Chief executive John Fellet said yesterday that the full launch had to be set back and he hoped it would be in late January, although no date has been set.
"These sort of technical issues always turn up at launch time - it happened with the early days of MySky. You cannot launch till all the glitches have been cleared," Fellet said.
Neon will run alongside the standard Sky services but will be aimed at non-Sky subscribers. Content will be available on PC, Mac selected iPhones and iPads, and will also be able to be streamed to televisions via Apple TV airplay or laptops.
The television show offerings will include early seasons of Game of Thrones, Girls, Fargo and True Blood as well as the New Zealand debuts of the American remake of Scandinavian crime thriller The Bridge and US war of independence spy drama Turn.
Fellet said he would have liked to have seen Neon running as far back as June.

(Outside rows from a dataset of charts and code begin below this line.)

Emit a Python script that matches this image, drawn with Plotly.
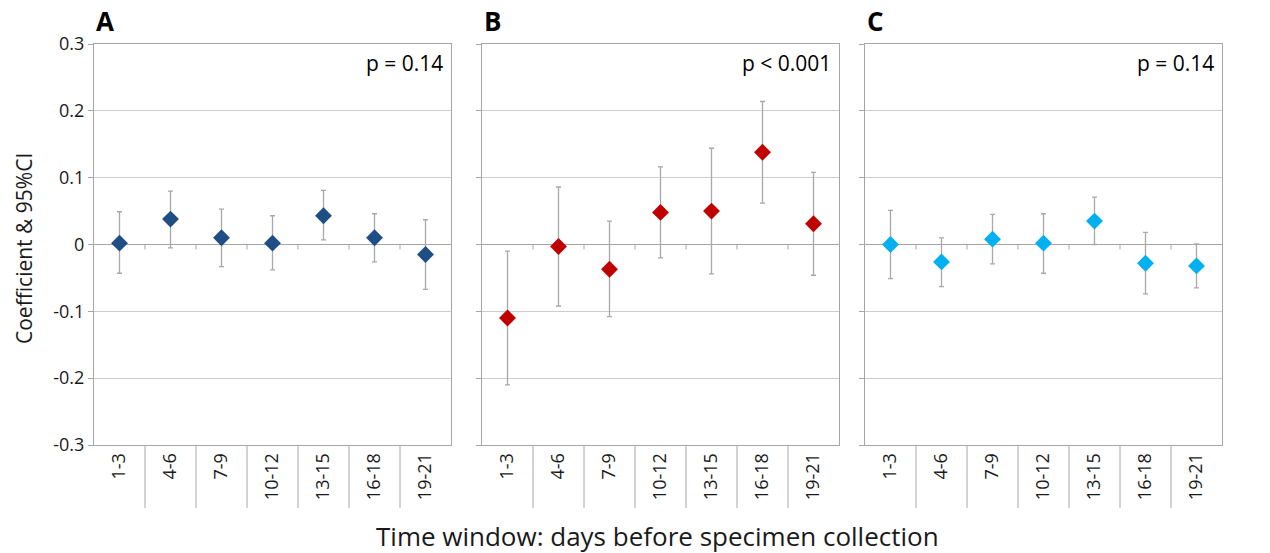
import plotly.graph_objects as go

categories = ["1-3", "4-6", "7-9", "10-12", "13-15", "16-18", "19-21"]

a_coef = [0.002, 0.038, 0.010, 0.002, 0.043, 0.010, -0.015]
a_upper = [0.049, 0.080, 0.053, 0.043, 0.081, 0.046, 0.037]
a_lower = [-0.043, -0.005, -0.033, -0.038, 0.007, -0.026, -0.067]

b_coef = [-0.110, -0.003, -0.037, 0.048, 0.050, 0.138, 0.031]
b_upper = [-0.010, 0.086, 0.035, 0.116, 0.144, 0.214, 0.108]
b_lower = [-0.210, -0.092, -0.108, -0.020, -0.044, 0.062, -0.046]

c_coef = [0.000, -0.026, 0.008, 0.002, 0.035, -0.028, -0.032]
c_upper = [0.051, 0.010, 0.045, 0.046, 0.071, 0.018, 0.001]
c_lower = [-0.051, -0.063, -0.029, -0.043, 0.000, -0.074, -0.065]

panel_labels = ["A", "B", "C"]
p_texts = ["p = 0.14", "p < 0.001", "p = 0.14"]
colors = ["#1F4E85", "#C00000", "#00B0F0"]
y_ticks = [-0.3, -0.2, -0.1, 0, 0.1, 0.2, 0.3]
y_ticktext = ["-0.3", "-0.2", "-0.1", "0", "0.1", "0.2", "0.3"]

FONT = "Open Sans"
W, H = 1270, 553
x_doms = [(94 / W, 451 / W), (482 / W, 839 / W), (865 / W, 1222 / W)]
y_dom = (1 - 445 / H, 1 - 44 / H)
y_zero = (y_dom[0] + y_dom[1]) / 2
GRID = "#CCCCCC"
LINE = "#A6A6A6"
ERR = "#A8A8A8"
TXT = "#1A1A1A"

series = [(a_coef, a_upper, a_lower), (b_coef, b_upper, b_lower), (c_coef, c_upper, c_lower)]

fig = go.Figure()
layout = {}
shapes = []
boundaries = [i + 0.5 for i in range(len(categories) - 1)]

for k, (coef, up, lo) in enumerate(series):
    n = k + 1
    xa = "x" if n == 1 else f"x{n}"
    ya = "y" if n == 1 else f"y{n}"
    fig.add_trace(go.Scatter(
        x=categories, y=coef, mode="markers", xaxis=xa, yaxis=ya,
        marker=dict(symbol="diamond", size=13, color=colors[k]),
        error_y=dict(type="data", symmetric=False,
                     array=[u - c for u, c in zip(up, coef)],
                     arrayminus=[c - l for c, l in zip(coef, lo)],
                     color=ERR, thickness=1.3, width=2.5),
        showlegend=False,
    ))
    xkey = "xaxis" if n == 1 else f"xaxis{n}"
    ykey = "yaxis" if n == 1 else f"yaxis{n}"
    layout[xkey] = dict(
        domain=list(x_doms[k]), anchor=ya, type="category",
        categoryarray=categories, range=[-0.5, 6.5],
        showgrid=False, zeroline=False, showline=True, mirror=True,
        linecolor=LINE, linewidth=1, ticks="", tickangle=-90,
        tickfont=dict(family=FONT, size=18, color=TXT),
        fixedrange=True, automargin=False,
    )
    layout[ykey] = dict(
        domain=list(y_dom), anchor=xa, range=[-0.3, 0.3],
        tickvals=y_ticks, ticktext=y_ticktext,
        showgrid=True, gridcolor=GRID, gridwidth=1,
        zeroline=True, zerolinecolor=LINE, zerolinewidth=1,
        showline=True, mirror=True, linecolor=LINE, linewidth=1,
        ticks="outside", ticklen=5, tickcolor=LINE,
        showticklabels=(n == 1),
        tickfont=dict(family=FONT, size=18, color=TXT),
        fixedrange=True, automargin=False,
    )
    for b in boundaries:
        # category separators below the axis
        shapes.append(dict(type="line", xref=xa, yref="paper", x0=b, x1=b,
                           y0=y_dom[0], y1=y_dom[0] - 63 / H,
                           line=dict(color=LINE, width=1), layer="above"))
        # small ticks under the zero line
        shapes.append(dict(type="line", xref=xa, yref="paper", x0=b, x1=b,
                           y0=y_zero, y1=y_zero - 5 / H,
                           line=dict(color=LINE, width=1), layer="below"))

# right-side labels for panel C
layout["yaxis4"] = dict(
    overlaying="y3", anchor="x3", side="right", range=[-0.3, 0.3],
    tickvals=y_ticks, ticktext=y_ticktext, showgrid=False, zeroline=False,
    showline=False, ticks="", tickfont=dict(family=FONT, size=18, color=TXT),
    fixedrange=True, automargin=False,
)

annotations = []
for k in range(3):
    annotations.append(dict(
        x=x_doms[k][0], y=1 - 21 / H, xref="paper", yref="paper",
        text=f"<b>{panel_labels[k]}</b>", showarrow=False, xanchor="left", yanchor="middle",
        font=dict(family=FONT, size=26, color="#000000"),
    ))
    annotations.append(dict(
        x=x_doms[k][1] - 6 / W, y=1 - 63 / H, xref="paper", yref="paper",
        text=p_texts[k], showarrow=False, xanchor="right", yanchor="middle",
        font=dict(family=FONT, size=21, color="#000000"),
    ))
annotations.append(dict(
    x=24 / W, y=1 - 249 / H, xref="paper", yref="paper",
    text="Coefficient &amp; 95%CI", textangle=-90, showarrow=False,
    xanchor="center", yanchor="middle",
    font=dict(family=FONT, size=21, color=TXT),
))
annotations.append(dict(
    x=657 / W, y=1 - 536 / H, xref="paper", yref="paper",
    text="Time window: days before specimen collection", showarrow=False,
    xanchor="center", yanchor="middle",
    font=dict(family=FONT, size=26, color=TXT),
))

fig.update_layout(
    width=W, height=H, margin=dict(l=0, r=0, t=0, b=0, autoexpand=False),
    paper_bgcolor="white", plot_bgcolor="white",
    annotations=annotations, shapes=shapes, **layout,
)

fig.write_html(
    "out.html",
    config={"displayModeBar": False},
    post_script="document.body.style.margin='0';document.body.style.overflow='hidden';",
)
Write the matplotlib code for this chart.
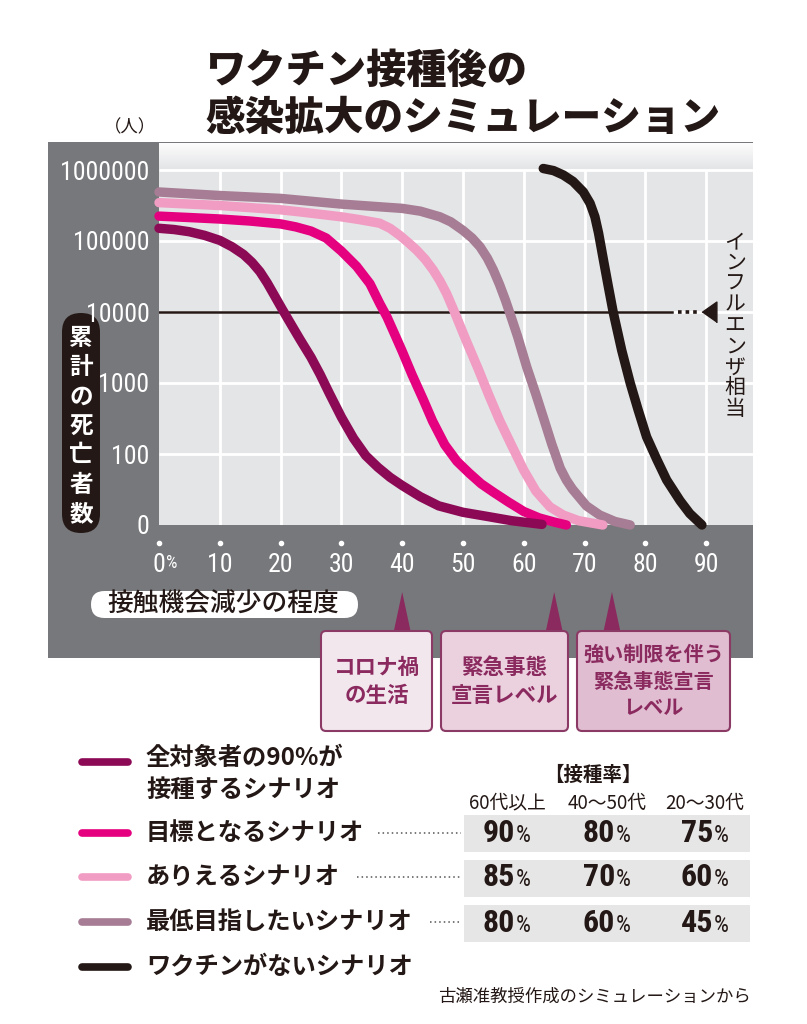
import numpy as np
import matplotlib.pyplot as plt
import matplotlib.transforms as mtrans
from matplotlib import font_manager
from matplotlib.font_manager import FontProperties
from matplotlib.patches import Rectangle, FancyBboxPatch, Polygon

JP = 'Noto Sans CJK JP'
plt.rcParams['font.family'] = [JP, 'DejaVu Sans']

# narrow font for the numbers, if one is installed
flist = font_manager.fontManager.ttflist
narrow = [f for f in flist if 'narrow' in f.name.lower() or 'condensed' in f.name.lower()
          or 'condensed' in str(f.stretch)]
narrow.sort(key=lambda f: (0 if 'Liberation' in f.name else 1 if 'Roboto' in f.name else 2))
if narrow:
    fam = narrow[0].name
    same = [f for f in narrow if f.name == fam and f.style == 'normal']
    reg = min(same, key=lambda f: abs(int(f.weight) - 400) if str(f.weight).isdigit() else 0)
    bld = min(same, key=lambda f: abs(int(f.weight) - 700) if str(f.weight).isdigit() else 0)
    NUM_R = FontProperties(fname=reg.fname)
    NUM_B = FontProperties(fname=bld.fname)
    nscale = 1.0
else:
    NUM_R = FontProperties(family='Liberation Sans')
    NUM_B = FontProperties(family='Liberation Sans', weight='bold')
    nscale = 0.8


def nfont(bold=False, size=18):
    fp = (NUM_B if bold else NUM_R).copy()
    fp.set_size(size * nscale)
    return fp


W, H = 807, 1024

# ---- data ----
reduction_ticks = [0, 10, 20, 30, 40, 50, 60, 70, 80, 90]
death_ticks = [10, 100, 1000, 10000, 100000, 1000000]
death_labels = ['0', '100', '1000', '10000', '100000', '1000000']

# 全対象者の90%が接種するシナリオ
x_all90 = [0, 2.5, 5, 7.5, 10, 12, 13.9, 15.3, 16.6, 17.8, 18.8, 20.2, 21.7, 23.2, 25, 26.5,
           28, 30, 32, 34, 36, 38, 40, 43, 46, 50, 54, 58, 63]
d_all90 = [151000, 145000, 135000, 120000, 102000, 83000, 64600, 50000, 37000, 25700, 18200,
           11200, 6760, 4100, 2300, 1320, 720, 330, 166, 95, 65, 47, 36, 25, 18.6, 15.1, 13.2,
           11.5, 10.2]
# 目標となるシナリオ
x_target = [0, 5, 10, 15, 20, 22.5, 25, 27.5, 30, 32.5, 34.7, 36.3, 37.5, 38.7, 40, 41.6,
            43.5, 45, 47, 49, 51, 53, 55, 57.5, 60, 62.5, 65, 67]
d_target = [224000, 214000, 204000, 191000, 174000, 158000, 138000, 110000, 72000, 44000,
            25000, 13200, 8500, 5000, 2800, 1320, 575, 290, 135, 79, 54, 38, 29, 21, 15.5,
            12.6, 11, 10]
# ありえるシナリオ
x_possible = [0, 10, 20, 23.2, 30, 33, 36.3, 38, 39.6, 41, 42.4, 43.8, 45.1, 46.2, 47.3, 48.6,
              50.5, 52.5, 54.3, 56, 58, 60, 62, 64.3, 66.5, 69, 73]
d_possible = [347000, 316000, 275000, 257000, 219000, 200000, 178000, 151000, 120000, 95000,
              74000, 55000, 39000, 27500, 18200, 10000, 4000, 1580, 660, 300, 132, 59, 30,
              18, 13.8, 11.5, 10]
# 最低目指したいシナリオ
x_minimum = [0, 10, 20, 30, 40, 43, 46.2, 48, 50, 51.5, 52.8, 54, 55, 56, 57, 58, 59, 60.5,
             62, 63.2, 64.6, 66, 67, 68, 70.3, 72.5, 75, 77.5]
d_minimum = [490000, 437000, 398000, 331000, 288000, 263000, 219000, 186000, 141000, 110000,
             83000, 57500, 39000, 24500, 14500, 8100, 4470, 1660, 690, 330, 138, 63, 43, 32,
             18.6, 13.8, 11.2, 10]
# ワクチンがないシナリオ
x_novax = [63.2, 64.9, 66.5, 68.1, 69.8, 70.9, 71.7, 72.3, 73.1, 73.9, 74.7, 76.1, 77.5, 78.8,
           80.2, 81.9, 83.5, 85.7, 87.3, 89.3]
d_novax = [1050000, 980000, 850000, 690000, 490000, 340000, 219000, 129000, 54000, 23000,
           10000, 2900, 1000, 420, 174, 83, 43, 22, 14.5, 10]

scenario_names = ['全対象者の90%が\n接種するシナリオ', '目標となるシナリオ', 'ありえるシナリオ',
                  '最低目指したいシナリオ', 'ワクチンがないシナリオ']
scenario_colors = ['#8c0a55', '#e4007f', '#f19cc3', '#a67d94', '#231815']

influenza_level = 10000

levels = [40, 65, 74.5]
level_labels = [['コロナ禍', 'の生活'], ['緊急事態', '宣言レベル'], ['強い制限を伴う', '緊急事態宣言', 'レベル']]

age_groups = ['60代以上', '40〜50代', '20〜30代']
rate_target = [90, 80, 75]
rate_possible = [85, 70, 60]
rate_minimum = [80, 60, 45]

# ---- figure ----
fig = plt.figure(figsize=(W / 100, H / 100), dpi=100, facecolor='white')

# overlay in pixel coordinates (y down)
ov = fig.add_axes([0, 0, 1, 1])
ov.set_xlim(0, W)
ov.set_ylim(H, 0)
ov.axis('off')
ov.set_zorder(0)

# dark panel
ov.add_patch(Rectangle((48, 142), 753 - 48, 658 - 142, color='#77787b', lw=0))

ax = fig.add_axes([159 / W, 1 - 525 / H, (753 - 159) / W, (525 - 143) / H])
ax.set_zorder(1)
ax.set_facecolor('#e4e5e7')
ax.set_yscale('log')
ax.set_xlim(0, 97.7)
ax.set_ylim(10, 10 ** (6 + 27 / 71))
for s in ax.spines.values():
    s.set_visible(False)

# soft white fade at top of plot area
nfade = 30
for i in range(nfade):
    y0 = 1 - (i + 1) * 0.065 / nfade
    ax.add_patch(Rectangle((0, y0), 1, 0.065 / nfade, transform=ax.transAxes,
                           color='white', alpha=0.9 * (1 - i / nfade), lw=0, zorder=0.5))

# grid
ax.vlines(reduction_ticks[1:], 10, 1e6, color='white', lw=2, zorder=1)
ax.hlines(death_ticks[1:], 0, 97.7, color='white', lw=2, zorder=1)

# influenza line
ax.plot([0, 84.4], [influenza_level] * 2, color='#231815', lw=1.8, zorder=2)
ax.plot([85.3, 89.0], [influenza_level] * 2, color='#231815', lw=2.6,
        linestyle=(0, (1, 1.1)), dash_capstyle='butt', zorder=2)
ax.plot([90.5], [influenza_level], marker=[(-0.71, 0), (0.71, 1), (0.71, -1)],
        ms=15, color='#231815', zorder=2)

# curves (back to front)
series = [(x_novax, d_novax, 4), (x_minimum, d_minimum, 3), (x_possible, d_possible, 2),
          (x_target, d_target, 1), (x_all90, d_all90, 0)]
for xs, ds, k in series:
    ax.plot(xs, ds, color=scenario_colors[k], lw=6.8, solid_capstyle='round',
            solid_joinstyle='round', clip_on=False, zorder=3 + (4 - k) * 0.1)

# ticks
ax.minorticks_off()
ax.set_yticks(death_ticks)
ax.set_yticklabels(death_labels, color='white')
ax.set_xticks(reduction_ticks)
ax.set_xticklabels([str(v) for v in reduction_ticks], color='white')
for lbl in ax.get_yticklabels() + ax.get_xticklabels():
    lbl.set_fontproperties(nfont(False, 18.5))
ax.tick_params(axis='y', length=0, pad=7)
ax.tick_params(axis='x', length=0, pad=20)
xt = ax.get_xaxis_transform()
ax.scatter(reduction_ticks, [-18 / 382] * len(reduction_ticks), s=9, color='white',
           transform=xt, clip_on=False, zorder=5)
ax.text(1.2, -38 / 382, '%', transform=xt, color='white', fontproperties=nfont(False, 13),
        ha='left', va='center')

# influenza text (vertical), drawn above the plot area
for i, ch in enumerate('インフルエンザ相当'):
    ax.text(735, 242 + i * 20.9, ch, transform=ov.transData, fontsize=15, color='#231815',
            ha='center', va='center', zorder=6)

# y label pill
ov.add_patch(FancyBboxPatch((62, 313), 38, 220, boxstyle='round,pad=0,rounding_size=19',
                            fc='#231815', ec='none'))
for i, ch in enumerate('累計の死亡者数'):
    ov.text(81, 338 + i * 29.3, ch, color='white', fontsize=17, fontweight='bold',
            ha='center', va='center')

ov.text(130, 127, '（人）', fontsize=12.5, color='#231815', ha='center', va='center')

# x label pill
ov.add_patch(FancyBboxPatch((91, 591), 267, 27, boxstyle='round,pad=0,rounding_size=13.5',
                            fc='white', ec='none'))
ov.text(223, 604, '接触機会減少の程度', fontsize=18.5, color='#231815', fontweight='medium',
        ha='center', va='center')

# title
ov.text(205, 71, 'ワクチン接種後の', fontsize=29, fontweight='black', color='#231815',
        ha='left', va='center')
ov.text(205, 118, '感染拡大のシミュレーション', fontsize=28.5, fontweight='black',
        color='#231815', ha='left', va='center')

# level arrows and boxes
bt = mtrans.blended_transform_factory(ax.transData, ov.transData)
half = 9 / 6.08
for lv in levels:
    ov.add_patch(Polygon([(lv - half, 634), (lv + half, 634), (lv, 592)], closed=True,
                         transform=bt, color='#8b2a5f', lw=0))
boxes = [(321, 111, '#f3e7ee', 15.5), (441, 127, '#ebd0de', 15.5), (577, 153, '#e0bdd0', 14.5)]
for (bx, bw, fc, fs), lines in zip(boxes, level_labels):
    ov.add_patch(FancyBboxPatch((bx, 631), bw, 100, boxstyle='round,pad=0,rounding_size=5',
                                fc=fc, ec='#8b3a66', lw=1.5))
    n = len(lines)
    sp = 28 if n == 2 else 26.5
    y0 = 681 - sp * (n - 1) / 2
    for j, t in enumerate(lines):
        ov.text(bx + bw / 2, y0 + j * sp, t, fontsize=fs, fontweight='bold', color='#8b2a5f',
                ha='center', va='center')

# legend
leg_y = [762, 833, 877, 922, 967]
for k, y in enumerate(leg_y):
    ov.plot([82, 128], [y, y], color=scenario_colors[k], lw=5.5, solid_capstyle='round')
ov.text(146, 758, '全対象者の90%が', fontsize=17.5, fontweight='bold', color='#231815', va='center')
ov.text(146, 790, '接種するシナリオ', fontsize=17.5, fontweight='bold', color='#231815', va='center')
for k in range(1, 5):
    ov.text(146, leg_y[k], scenario_names[k], fontsize=17.5, fontweight='bold',
            color='#231815', va='center')

# leaders
for x0, y in [(378, 833), (357, 877), (430, 922)]:
    ov.plot([x0, 461], [y, y], color='#555555', lw=1.1, linestyle=(0, (1, 2)))

# table
ov.text(593, 775, '【接種率】', fontsize=14, fontweight='bold', color='#231815',
        ha='center', va='center')
col_x = [507, 607, 705]
for cx, g in zip(col_x, age_groups):
    ov.text(cx, 803, g, fontsize=13.5, color='#231815', ha='center', va='center')
rows = [rate_target, rate_possible, rate_minimum]
row_y = [833, 878, 923]
for ry, vals in zip(row_y, rows):
    ov.add_patch(Rectangle((464, ry - 18.5), 286, 37, color='#e6e6e6', lw=0))
    for cx, v in zip(col_x, vals):
        ov.text(cx + 8, ry + 8.5, str(v), color='#231815', ha='right', va='baseline',
                fontproperties=nfont(True, 23))
        ov.text(cx + 9, ry + 8.5, '%', color='#231815', ha='left', va='baseline',
                fontproperties=nfont(False, 17))

ov.text(751, 997, '古瀬准教授作成のシミュレーションから', fontsize=12.5, color='#231815',
        ha='right', va='center')

fig.savefig('out.png', dpi=100, facecolor='white')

The delay has enabled the Spark service Lightbox to get up and running.
Sceptics say that Sky is in no rush to launch the $20 a month Neon service because of the tricky marketing task to ensure it is good enough to beat competitors such as Quickflix and Lightbox without drawing customers away from the more lucrative main Sky service.
Neon will not be showing sports.
On Thursday, the internet TV subscription sports channel Coliseum announced it would be entering into a 50:50 joint venture with Lightbox to be called Lightbox Sport.
No date has been set for the new arrangement and the new merged firm has not resolved how the pricing structure will be set up.
Coliseum is best known for streaming soccer games from the English Premier League, French Rugby 14 and golf.
While comparatively small compared to Sky - and without the key sports like rugby league held by Sky - Spark backing will give Lightbox Sport the financial firepower to compete more fully for sports rights.
The US operator Netflix is planning to introduce a service in March into the New Zealand market, which is fast becoming highly competitive.